Free EITC calculator. Estimate your 2026 federal Earned Income Tax Credit based on income, filing status, and qualifying children. Check eligibility instantly.
The Earned Income Tax Credit (EITC) Calculator estimates your federal EITC based on earned income, filing status, and the number of qualifying children you claim. The EITC is a refundable tax credit for low-to-moderate income workers, so it can create a refund even when you owe no income tax.
For 2026, the maximum EITC ranges from $664 (no children) to $8,231 (three or more children). The credit phases in as you earn income, stays flat for a middle range, then phases out at higher income levels. This calculator uses the official 2026 IRS table, but it is still a simplified estimator: it does not model every qualifying-child rule, age rule, residency rule, SSN rule, or limited Married Filing Separately exception.

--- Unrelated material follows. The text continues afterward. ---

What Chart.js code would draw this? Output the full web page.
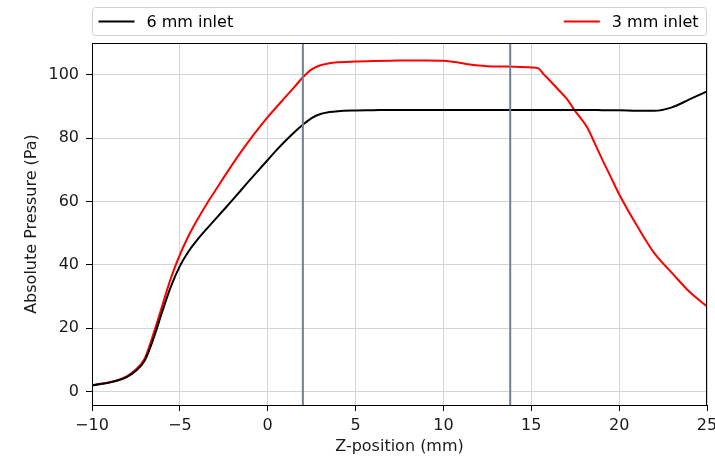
<!DOCTYPE html>
<html>
<head>
<meta charset="utf-8">
<script src="https://cdn.jsdelivr.net/npm/chart.js@4/dist/chart.umd.min.js"></script>
<style>
  body { margin: 0; background: #fff; }
  canvas { display: block; }
</style>
</head>
<body>
<canvas id="pressureChart" width="715" height="456"></canvas>
<script>
// Z positions (mm) shared by both inlet curves
const zPos = [-10, -9.5, -9, -8.5, -8, -7.5, -7, -6.5, -6, -5.5, -5, -4.5, -4, -3.5, -3, -2.5, -2, -1.5, -1, -0.5,
  0, 0.5, 1, 1.5, 2, 2.5, 3, 3.5, 4, 5, 6, 7, 8, 9, 10, 10.5, 11, 11.5, 12, 12.5, 13, 14, 15, 15.4,
  15.7, 16, 16.5, 17, 17.5, 18.2, 18.6, 19, 19.5, 20, 21, 22, 23, 24, 25];

const inlet6mm = [2, 2.4, 2.9, 3.6, 4.7, 6.6, 9.8, 16.8, 25.3, 33.3, 39.6, 44.3, 48, 51.2, 54.3, 57.4, 60.5, 63.7, 66.9, 70,
  73.1, 76.2, 79.1, 81.8, 84.2, 86.3, 87.6, 88.2, 88.5, 88.7, 88.8, 88.9, 88.9, 88.9, 88.9, 88.9, 88.9, 88.9, 88.9, 88.9, 88.9, 88.9, 88.9, 88.9,
  88.9, 88.9, 88.9, 88.9, 88.9, 88.9, 88.9, 88.8, 88.8, 88.8, 88.6, 88.6, 89.7, 92.2, 94.7];

const inlet3mm = [2.1, 2.5, 3, 3.7, 4.9, 7, 10.5, 18.3, 27.2, 36, 43.2, 49.2, 54.3, 59, 63.3, 67.6, 71.8, 75.8, 79.6, 83.2,
  86.6, 89.8, 92.9, 96, 99.2, 101.7, 103, 103.6, 103.9, 104.2, 104.3, 104.4, 104.5, 104.5, 104.4, 104.1, 103.7, 103.2, 102.9, 102.7, 102.6, 102.5, 102.3, 102,
  100.2, 98.5, 95.5, 92.5, 88.5, 83.2, 78.5, 73.7, 68, 62.3, 52.5, 43.7, 37.5, 31.5, 26.9];

// vertical marker lines (mm)
const markerLines = [2, 13.8];

const seriesLabels = ['6 mm inlet', '3 mm inlet'];
const seriesColors = ['#000000', '#ff0000'];

const xTicks = [-10, -5, 0, 5, 10, 15, 20, 25];
const yTicks = [0, 20, 40, 60, 80, 100];
const xRange = [-10, 25];
const yRange = [-4.2, 110];

const FONT = 'DejaVu Sans';

function toPoints(xs, ys) {
  return xs.map((x, i) => ({ x: x, y: ys[i] }));
}

// markers, top/right spines and the expanded legend box (matplotlib style)
const decorPlugin = {
  id: 'decor',
  afterDatasetsDraw(chart) {
    const { ctx, chartArea, scales } = chart;
    ctx.save();
    ctx.strokeStyle = '#708090';
    ctx.lineWidth = 2;
    markerLines.forEach(v => {
      const px = scales.x.getPixelForValue(v);
      ctx.beginPath();
      ctx.moveTo(px, chartArea.top);
      ctx.lineTo(px, chartArea.bottom);
      ctx.stroke();
    });
    ctx.restore();
  },
  afterDraw(chart) {
    const { ctx, chartArea } = chart;
    const l = Math.round(chartArea.left) + 0.5;
    const t = Math.round(chartArea.top) + 0.5;
    const r = Math.round(chartArea.right) - 0.5;
    const b = Math.round(chartArea.bottom);
    ctx.save();
    ctx.strokeStyle = '#000';
    ctx.lineWidth = 1;
    ctx.beginPath();
    ctx.moveTo(l - 0.5, t);
    ctx.lineTo(r, t);
    ctx.lineTo(r, b);
    ctx.stroke();

    // legend box
    const boxTop = 7.5, boxBottom = 35.5;
    ctx.fillStyle = 'rgba(255,255,255,0.9)';
    ctx.strokeStyle = '#d0d0d0';
    ctx.beginPath();
    ctx.roundRect(l, boxTop, r - l, boxBottom - boxTop, 3);
    ctx.fill();
    ctx.stroke();

    ctx.font = '16px "' + FONT + '"';
    ctx.textBaseline = 'middle';
    ctx.lineWidth = 2;
    const midY = (boxTop + boxBottom) / 2;
    const lineLen = 36, gap = 12;

    // left entry
    let x0 = l + 6;
    ctx.strokeStyle = seriesColors[0];
    ctx.beginPath();
    ctx.moveTo(x0, midY);
    ctx.lineTo(x0 + lineLen, midY);
    ctx.stroke();
    ctx.fillStyle = '#000';
    ctx.fillText(seriesLabels[0], x0 + lineLen + gap, midY + 1);

    // right entry, pushed to the right edge
    const w = ctx.measureText(seriesLabels[1]).width;
    const tx = r - 8 - w;
    x0 = tx - gap - lineLen;
    ctx.strokeStyle = seriesColors[1];
    ctx.beginPath();
    ctx.moveTo(x0, midY);
    ctx.lineTo(x0 + lineLen, midY);
    ctx.stroke();
    ctx.fillText(seriesLabels[1], tx, midY + 1);
    ctx.restore();
  }
};

const ctx = document.getElementById('pressureChart').getContext('2d');

new Chart(ctx, {
  type: 'line',
  data: {
    datasets: [
      {
        label: seriesLabels[0],
        data: toPoints(zPos, inlet6mm),
        borderColor: seriesColors[0],
        borderWidth: 2,
        pointRadius: 0,
        fill: false,
        cubicInterpolationMode: 'monotone'
      },
      {
        label: seriesLabels[1],
        data: toPoints(zPos, inlet3mm),
        borderColor: seriesColors[1],
        borderWidth: 2,
        pointRadius: 0,
        fill: false,
        cubicInterpolationMode: 'monotone'
      }
    ]
  },
  options: {
    responsive: false,
    animation: false,
    layout: { padding: { left: 0, top: 43, right: 8, bottom: 0 } },
    plugins: {
      legend: { display: false },
      tooltip: { enabled: false }
    },
    scales: {
      x: {
        type: 'linear',
        min: xRange[0],
        max: xRange[1],
        afterBuildTicks: axis => { axis.ticks = xTicks.map(v => ({ value: v })); },
        afterFit: axis => {
          axis.height = 51;
          axis.paddingLeft = 0;
          axis.paddingRight = 0;
        },
        grid: {
          color: '#d4d4d4',
          lineWidth: 1,
          tickLength: 6,
          tickColor: '#000'
        },
        border: { color: '#000', width: 1 },
        ticks: {
          color: '#1a1a1a',
          padding: 5,
          maxRotation: 0,
          font: { family: FONT, size: 16 },
          callback: v => String(v).replace('-', '\u2212')
        },
        title: {
          display: true,
          text: 'Z-position (mm)',
          color: '#1a1a1a',
          font: { family: FONT, size: 16 },
          padding: { top: 0, bottom: 0 }
        }
      },
      y: {
        type: 'linear',
        min: yRange[0],
        max: yRange[1],
        afterBuildTicks: axis => { axis.ticks = yTicks.map(v => ({ value: v })); },
        afterFit: axis => {
          axis.width = 92;
          axis.paddingTop = 0;
          axis.paddingBottom = 0;
        },
        grid: {
          color: '#d4d4d4',
          lineWidth: 1,
          tickLength: 6,
          tickColor: '#000'
        },
        border: { color: '#000', width: 1 },
        ticks: {
          color: '#1a1a1a',
          padding: 7,
          font: { family: FONT, size: 16 }
        },
        title: {
          display: true,
          text: 'Absolute Pressure (Pa)',
          color: '#1a1a1a',
          font: { family: FONT, size: 16 },
          padding: { top: 22, bottom: 0 }
        }
      }
    }
  },
  plugins: [decorPlugin]
});
</script>
</body>
</html>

Enter your earned income, filing status, and qualifying children to see your estimated EITC, the zone you are in, and the income limits that apply to the table shown on this page.
The EITC can be worth up to $8,231 in 2026 and is still missed by many eligible households. This calculator gives you a quick estimate using the official IRS table so you can sanity-check your refund range before filing.
Base Credit = MIN(Earned Income x Phase-In Rate, Maximum Credit) Phase-Out Income = MAX(Earned Income, AGI) If Phase-Out Income <= Phase-Out Start, Credit = Base Credit If Phase-Out Income >= Phase-Out End, Credit = $0 Otherwise, Credit = MAX(Base Credit - (Phase-Out Income - Phase-Out Start) x Phase-Out Rate, 0) This calculator uses the higher of earned income or AGI for the phase-out test.
Result: EITC: $4,249.62
For a single filer with 1 qualifying child and $25,000 earned income, the credit is in the phase-out range. The 2026 maximum credit is $4,427 and the phase-out starts at $23,890. Phase-out amount = ($25,000 - $23,890) x 15.98% = $177.38. Estimated EITC = $4,427 - $177.38 = $4,249.62.
The EITC has three zones: phase-in, plateau, and phase-out. The IRS sets the maximum credit and the income thresholds each year. For 2026, the official maximum credit is $664 with no qualifying children, $4,427 with one child, $7,316 with two children, and $8,231 with three or more children.
For filing statuses other than MFJ, the credit phases out at $19,540 (0 children), $51,593 (1 child), $58,629 (2 children), and $62,974 (3+ children). For MFJ, the corresponding completed phase-out amounts are $26,820, $58,863, $65,899, and $70,244. Investment income must stay at or below $12,200.
This is a simplified estimator. It does not verify every IRS rule that can affect eligibility, including child relationship and residency tests, Social Security number rules, childless age rules, and the limited Married Filing Separately exceptions. Use it as a fast estimate, not as a substitute for the IRS EITC Assistant or return preparation software.
Last updated:
This calculator uses the official 2026 IRS EITC maximum credits and income thresholds from Revenue Procedure 2025-32, and the IRS-published EITC phase-in/phase-out rates that generate those table values. It applies the higher of earned income or AGI for the phase-out test, then applies a simplified eligibility screen for investment income and filing status. It does not model every IRS qualification rule or special exception.
Earned income includes wages, salaries, tips, net self-employment income, gig economy earnings, union strike benefits, and certain disability payments. It does not include investment income, Social Security benefits, unemployment compensation, alimony, or child support.
A qualifying child must generally be your child, stepchild, adopted child, foster child, sibling, or a descendant of one of these. The child must meet relationship, age, residency, and joint-return rules under IRS guidance.
Yes. The childless credit is smaller, but it can still be valuable. Childless filers must also satisfy the IRS age, dependent, and U.S. residency rules.
For 2026: $664 (no children), $4,427 (1 child), $7,316 (2 children), and $8,231 (3 or more children). These are the maximum plateau amounts before the credit phases out.
The EITC itself is not treated as income for many benefit programs for a period after receipt, but the refund you save can still matter for asset-based tests later.
Generally no. There are limited separated-spouse exceptions, but this calculator treats MFS as generally ineligible and does not model the exceptions.